We need to fight with fists, women. If we wrestled, maybe we’d know how we actually felt about one another. It would get honest real fast.
Once, one of my friends and I decided we’d try wrestling. We were in high school. She was a delightful person. Everyone said so. She was encouraging and supportive and it never occurred to me that anything lay beneath.
One day, we saw some dudes wrestling during gym and she said, “We should do that. Why should guys have all the fun?”
So, we wrestled. I thought I was stronger, but once she pinned me down, I looked at her face and I was scared. Damn, she wasn’t angry. She looked so pissed off at me or at the world, or at some shit. It was a face I had not yet seen on her and it paralyzed me.
I could have probably hit her or shoved her off, but I was confounded. I was also someone who got very calm when I was pissed, which always made her more angry. I said something like, “You’ve got issues.” She jumped off and growled at me. Or it felt like a growl.

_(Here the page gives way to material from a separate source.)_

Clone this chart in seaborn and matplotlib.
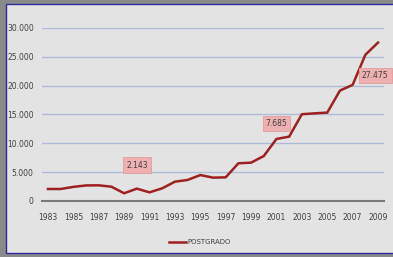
import pandas as pd
import matplotlib
matplotlib.use('Agg')
import matplotlib.pyplot as plt
import seaborn as sns
from matplotlib.patches import Rectangle
from matplotlib.ticker import FuncFormatter

# datos
years = list(range(1983, 2010))
postgrado = [2080, 2080, 2450, 2700, 2720, 2480, 1340, 2143, 1500, 2200,
             3350, 3650, 4500, 4050, 4100, 6540, 6650, 7800, 10760, 11160,
             15050, 15200, 15330, 19150, 20140, 25350, 27475]
label_years = [1990, 2001, 2009]
label_texts = ['2.143', '7.685', '27.475']

df = pd.DataFrame({'year': years, 'POSTGRADO': postgrado})

font = ['Liberation Sans Narrow', 'DejaVu Sans']
plt.rcParams['font.family'] = font

fig = plt.figure(figsize=(3.93, 2.57), dpi=100, facecolor='#8a8a8a')
# panel de fondo con borde azul
fig.patches.append(Rectangle((6 / 393, 4 / 257), 1.2, 249 / 257,
                             transform=fig.transFigure, facecolor='#e3e3e3',
                             edgecolor='#2b2b9a', linewidth=1.0, zorder=-10))

ax = fig.add_axes([42 / 393, 56 / 257, 342 / 393, 173 / 257])
ax.set_facecolor('none')

sns.lineplot(data=df, x='year', y='POSTGRADO', ax=ax, color='#9e2020',
             linewidth=1.8, label='POSTGRADO', legend=False)

ax.set_xlim(1982.53, 2009.47)
ax.set_ylim(0, 30000)
ax.set_xticks(years[::2])
ax.set_yticks(range(0, 30001, 5000))
ax.yaxis.set_major_formatter(FuncFormatter(lambda v, p: f'{int(v):,}'.replace(',', '.')))

for v in range(5000, 30001, 5000):
    ax.axhline(v, color='#aebbd8', linewidth=1.0, zorder=0)
ax.axhline(0, color='#7a7a7a', linewidth=1.5, zorder=1, clip_on=False)

for s in ax.spines.values():
    s.set_visible(False)
ax.tick_params(axis='both', length=0, labelsize=5.5, labelcolor='#404040')
ax.tick_params(axis='x', pad=9)
ax.tick_params(axis='y', pad=6)
ax.set_xlabel('')
ax.set_ylabel('')

offsets = [(0, 17), (0, 11), (-2, -24)]
for yr, txt, off in zip(label_years, label_texts, offsets):
    val = postgrado[years.index(yr)]
    ax.annotate(txt, (yr, val), xytext=off, textcoords='offset points',
                ha='center', va='center', fontsize=5.5, color='#404040',
                bbox=dict(boxstyle='square,pad=0.4', facecolor='#eeb0b0',
                          edgecolor='#e29c9c', linewidth=0.6))

h, l = ax.get_legend_handles_labels()
fig.legend(h, l, loc='center', bbox_to_anchor=(200 / 393, 1 - 242 / 257),
           frameon=False, fontsize=5, handlelength=2.4, handletextpad=0.3,
           labelcolor='#404040')

fig.savefig('out.png', dpi=100, facecolor=fig.get_facecolor())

When we left school that day, she pulled my backpack off. “What the fuck?” I said.
“I think we should fight,” she said. She had transferred from another school, a tougher school, where she got beat up a lot for looking like a supermodel. Now, she was in our stupid wimpy private school where nobody fought.
“Fight me,” she said.
Because I was sixteen, an asshole, and unconvinced I could throw a punch, I used words. “You’re so tacky,” I said. “We don’t fight at this school. People are going to think you’re trash.”
I flinch as I write those words but they were the only punch I had in my arsenal. She’s still one of my best friends. We have both cringed about our parts in that stupid school non-fight.
She was right though. She usually is. I should have fought her. She should have fought me. We spent so many years in and out of our drama when we could have gotten it out all at once. Maybe more than once, but still — we ended up being manipulative and petty for years until we were too old to be that stupid anymore.
Instead of wrestling, we spread out our animosity, competitiveness, and jealousy over years. We should have duked it out. The beauty of fighting is it’s honest.
When someone is looking down at you, pinning your hands, you can see how mad they are. There’s no faking. There’s no, “Cup of tea, luv?” type of shit.
It’s hard to hide an honest expression when someone is about to punch you in the face. It’s also hard to punch someone in the face without showing real emotion. That’s what I want. She’s not the only one I wish I’d wrestled with. I got a list.